Pack will go, he will most likely be joined on the way out by Duffy and Carter. I cannot see Hooman or Bags Graham being kept on. Loanees Benson, Harrad, Hector and Jack Deaman have gone home, with, I suspect, only the latter two being realistic possibilities for a return.
Elliott has been signed up again thankfully, Penn and Mohamed, I hope, will join them but will have admirers. Who knows if any clubs will be sniffing around Brown, Jombati or McGlashan?
If everyone that I expect to sign stays on (big if...) the squad looks like this:
Goalkeepers: Roberts, Brown
Defenders: Lowe, Elliott, Jones, Jombati
Midfielders: Mohamed, Penn, Taylor, McGlashan, Deering, Hanks, Williams
So with 11 under contract and another three to come hopefully, my list of 'wants' is three stikers, two central defenders, two midfielders (creators - as in Taylor and Penn we have the bulldogs), and, if there is anything left in the pot, a left-footed winger and maybe some left-back cover.
Off you go Yatesy!
That's a big shopping list, and already the silly season of rumours has started with a list of names, 99 per cent of whom will come nowhere near Whaddon, already doing the rounds, from Rene Howe to Rommy Boco via Joe Devera, Joe Anyinsah and Danny Hylton.
The madness will continue, no doubt, until the end of July, so best get used to it...!
The good news for Yatesy is that his budget is expected to be about the same when Paul Baker and the board discuss it on Monday - and is believed to be around the £1million mark.
That's a lot less than many clubs at this level (and below this level...) have at their disposal so once again it shows we are doing a good job to challenge for a place in League One.
Finally, here are a few awards...
Player of the season: Scott Brown. I voted for him in the club award ahead of Steve Elliott. After losing his place last season, he has been brilliant this time round.

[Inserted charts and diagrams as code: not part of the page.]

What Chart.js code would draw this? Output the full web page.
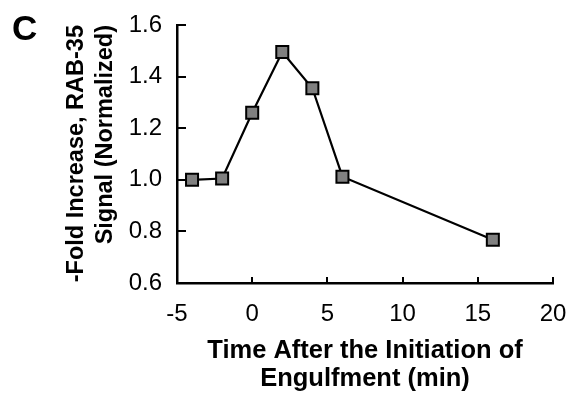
<!DOCTYPE html>
<html>
<head>
<meta charset="utf-8">
<title>RAB-35 signal during engulfment</title>
<script src="https://cdn.jsdelivr.net/npm/chart.js@4/dist/chart.umd.min.js"></script>
<style>
  html, body { margin: 0; padding: 0; background: #fff; }
  #wrap { width: 569px; height: 395px; }
</style>
</head>
<body>
<div id="wrap"><canvas id="chart" width="569" height="395"></canvas></div>
<script>
// ============================================================================
// Data
// ============================================================================

// time relative to initiation of engulfment (min)
const timeMin = [-4, -2, 0, 2, 4, 6, 16];
// normalized RAB-35 signal, fold increase
const foldIncrease = [1.0, 1.005, 1.26, 1.495, 1.355, 1.012, 0.768];

const xTickLabels = ['-5', '0', '5', '10', '15', '20'];
const yTickLabels = ['0.6', '0.8', '1.0', '1.2', '1.4', '1.6'];

const panelLetter = 'C';
const xTitle = ['Time After the Initiation of', 'Engulfment (min)'];
const yTitle = ['-Fold Increase, RAB-35', 'Signal (Normalized)'];

// ============================================================================
// Theme
// ============================================================================

const colors = {
  ink: '#000000',
  marker: '#808080',
};

const fontFamily = "'Liberation Sans', Arial, Helvetica, sans-serif";

// ============================================================================
// Plugins
// ============================================================================

// Excel-style tick marks that point into the plot area
const inwardTicks = {
  id: 'inwardTicks',
  afterDraw(chart) {
    const { ctx, chartArea, scales } = chart;
    ctx.save();
    ctx.strokeStyle = colors.ink;
    ctx.lineWidth = 2;
    ctx.beginPath();
    scales.y.ticks.forEach((t) => {
      const py = Math.round(scales.y.getPixelForValue(t.value));
      ctx.moveTo(chartArea.left, py);
      ctx.lineTo(chartArea.left + 9, py);
    });
    scales.x.ticks.forEach((t) => {
      const px = Math.round(scales.x.getPixelForValue(t.value));
      ctx.moveTo(px, chartArea.bottom);
      ctx.lineTo(px, chartArea.bottom - 6);
    });
    ctx.stroke();
    ctx.restore();
  },
};

// panel letter in the top left corner
const panelLabel = {
  id: 'panelLabel',
  afterDraw(chart) {
    const { ctx } = chart;
    ctx.save();
    ctx.fillStyle = colors.ink;
    ctx.font = `bold 35px ${fontFamily}`;
    ctx.textAlign = 'left';
    ctx.textBaseline = 'alphabetic';
    ctx.fillText(panelLetter, 12, 40);
    ctx.restore();
  },
};

// ============================================================================
// Chart
// ============================================================================

const ctx = document.getElementById('chart').getContext('2d');

new Chart(ctx, {
  type: 'line',
  data: {
    datasets: [
      {
        data: timeMin.map((t, i) => ({ x: t, y: foldIncrease[i] })),
        borderColor: colors.ink,
        borderWidth: 2.2,
        tension: 0,
        pointStyle: 'rect',
        pointRadius: 8.5,
        pointBackgroundColor: colors.marker,
        pointBorderColor: colors.ink,
        pointBorderWidth: 2,
      },
    ],
  },
  options: {
    responsive: false,
    animation: false,
    events: [],
    layout: {
      padding: { top: 25, right: 16, bottom: 0, left: 0 },
    },
    plugins: {
      legend: { display: false },
      tooltip: { enabled: false },
    },
    scales: {
      x: {
        type: 'linear',
        min: -5,
        max: 20,
        afterFit(scale) {
          // fixed box; let the layout padding decide the plot edges
          scale.height = 112;
          scale.paddingLeft = 0;
          scale.paddingRight = 0;
        },
        ticks: {
          stepSize: 5,
          color: colors.ink,
          padding: 17,
          font: { family: fontFamily, size: 24 },
          callback: (value, index) => xTickLabels[index],
        },
        grid: { display: false, drawTicks: false },
        border: { display: true, color: colors.ink, width: 2.5 },
        title: {
          display: true,
          text: xTitle,
          color: colors.ink,
          padding: { top: 0, bottom: 2 },
          font: { family: fontFamily, size: 25.5, weight: 'bold', lineHeight: 1.1 },
        },
      },
      y: {
        min: 0.6,
        max: 1.6,
        afterFit(scale) {
          scale.width = 177;
          scale.paddingTop = 0;
          scale.paddingBottom = 0;
        },
        ticks: {
          stepSize: 0.2,
          color: colors.ink,
          padding: 15,
          font: { family: fontFamily, size: 24 },
          callback: (value, index) => yTickLabels[index],
        },
        grid: { display: false, drawTicks: false },
        border: { display: true, color: colors.ink, width: 2.5 },
        title: {
          display: true,
          text: yTitle,
          align: 'end',
          color: colors.ink,
          padding: { top: 62, bottom: 0 },
          font: { family: fontFamily, size: 23.5, weight: 'bold', lineHeight: 1.23 },
        },
      },
    },
  },
  plugins: [inwardTicks, panelLabel],
});
</script>
</body>
</html>
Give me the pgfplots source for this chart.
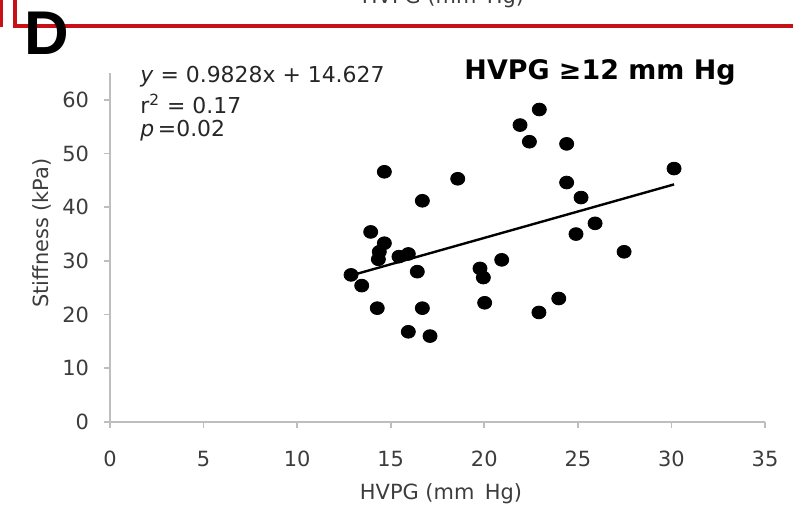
\documentclass[border=0pt]{standalone}
\usepackage{pgfplots}
\pgfplotsset{compat=1.18}
\usepackage{fontspec}
\setmainfont{DejaVu Sans}
\newfontfamily\arialfont{Liberation Sans}
\definecolor{boxred}{RGB}{200,16,24}
\definecolor{axisgray}{RGB}{190,190,190}
\definecolor{labelgray}{RGB}{60,60,60}

\begin{document}
\begin{tikzpicture}[x=0.5bp,y=0.5bp]
% page frame in pixels of the reference (origin bottom left)
\useasboundingbox (0,0) rectangle (793,508);

% red panel frame above and the cut-off label of the panel above
\node[anchor=base, text=labelgray, font=\fontsize{10.5}{12}\selectfont] at (443,504) {HVPG (mm\enspace Hg)};
\draw[boxred, line width=2bp] (15,508) -- (15,482) -- (793,482);
\draw[boxred, line width=2bp] (1,508) -- (1,481);

% panel letter
\node[anchor=base west, inner sep=0pt, font=\arialfont\bfseries\fontsize{31}{34}\selectfont] at (24,453) {D};

\begin{axis}[
    at={(55bp,43bp)}, anchor=south west,
    scale only axis,
    width=327.5bp, height=174.5bp,
    xmin=0, xmax=35, ymin=0, ymax=65,
    xtick={0,5,...,35}, ytick={0,10,...,60},
    axis lines*=left,
    axis line style={axisgray, line width=0.9bp},
    tick style={axisgray, line width=0.8bp},
    tick align=outside,
    major tick length=3bp,
    ticklabel style={text=labelgray, font=\fontsize{10.5}{12}\selectfont},
    /pgf/number format/assume math mode=true,
    xticklabel style={yshift=-8bp},
    yticklabel style={xshift=-4bp},
    clip=false,
]
% measurements
\addplot[only marks, mark=*, mark size=3.2bp, black,
    mark options={xscale=1.1}] coordinates {
    (12.88,27.4) (13.45,25.4) (13.93,35.4) (14.66,46.6) (14.66,33.3)
    (14.39,31.7) (14.34,30.3) (14.28,21.2) (15.44,30.8) (15.94,31.3)
    (16.42,28.0) (16.69,41.2) (16.69,21.2) (15.94,16.8) (17.10,16.0)
    (18.58,45.3) (19.77,28.6) (19.95,26.9) (20.02,22.2) (20.93,30.2)
    (21.91,55.3) (22.41,52.2) (22.94,58.2) (22.92,20.4) (23.98,23.0)
    (24.40,51.8) (24.40,44.6) (25.17,41.8) (24.90,35.0) (25.92,37.0)
    (27.47,31.7) (30.14,47.2)
};
% linear fit
\addplot[black, line width=1.2bp] coordinates {(12.88,27.29) (30.14,44.25)};
\end{axis}

% axis titles
\node[text=labelgray, font=\fontsize{10.5}{12}\selectfont] at (441,14) {HVPG (mm\enspace Hg)};
\node[rotate=90, text=labelgray, font=\fontsize{10.5}{12}\selectfont] at (42,275) {Stiffness (kPa)};

% panel title and fit statistics
\node[font=\bfseries\fontsize{13.5}{15}\selectfont] at (600,436) {HVPG ≥12 mm Hg};
\node[anchor=west, inner sep=0pt, text=black!85, font=\fontsize{11}{12}\selectfont] at (140,431) {\textit{y} = 0.9828x + 14.627};
\node[anchor=west, inner sep=0pt, text=black!85, font=\fontsize{11}{12}\selectfont] at (140,404) {r\textsuperscript{2} = 0.17};
\node[anchor=west, inner sep=0pt, text=black!85, font=\fontsize{11}{12}\selectfont] at (140,377) {\textit{p}\,=0.02};
\end{tikzpicture}
\end{document}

Match of the season: the 1-0 home win v Gillingham wins this, mainly because of the guy in the other dugout. It was my Keegan 'I would love it if we beat them... day.
Goal of the season: A tricky one as not many goals instantly come to mind. I have narrowed it down to three - Lawson D'Ath v Exeter, Jake Taylor v Wycombe and the one I have chosen. The player who scored it is no longer here, but I think, as piece of skill, it took some beating, and it was an important goal as it won us the match. I am picking Jeff Goulding's chip against Barnet.
Moment of the season: Because of the importance of it to the club financially and because we simply never win there, I have to say Kaid Mohamed's header hitting the net at Hereford wins this one.
Villain of the season: Could be Martin Allen, or Steve Evans... but I'm going to pick Fleetwood's Jamie McGuire for his pathetic gloating which got Alan Bennett sent off at Whaddon. I know Benno shouldn't have retaliated, but McGuire's childish actions were totally unnecessary.
The blog will re-appear in the summer, when there is something to talk about... in the meantime, thanks for reading and see you all in July at the first friendly!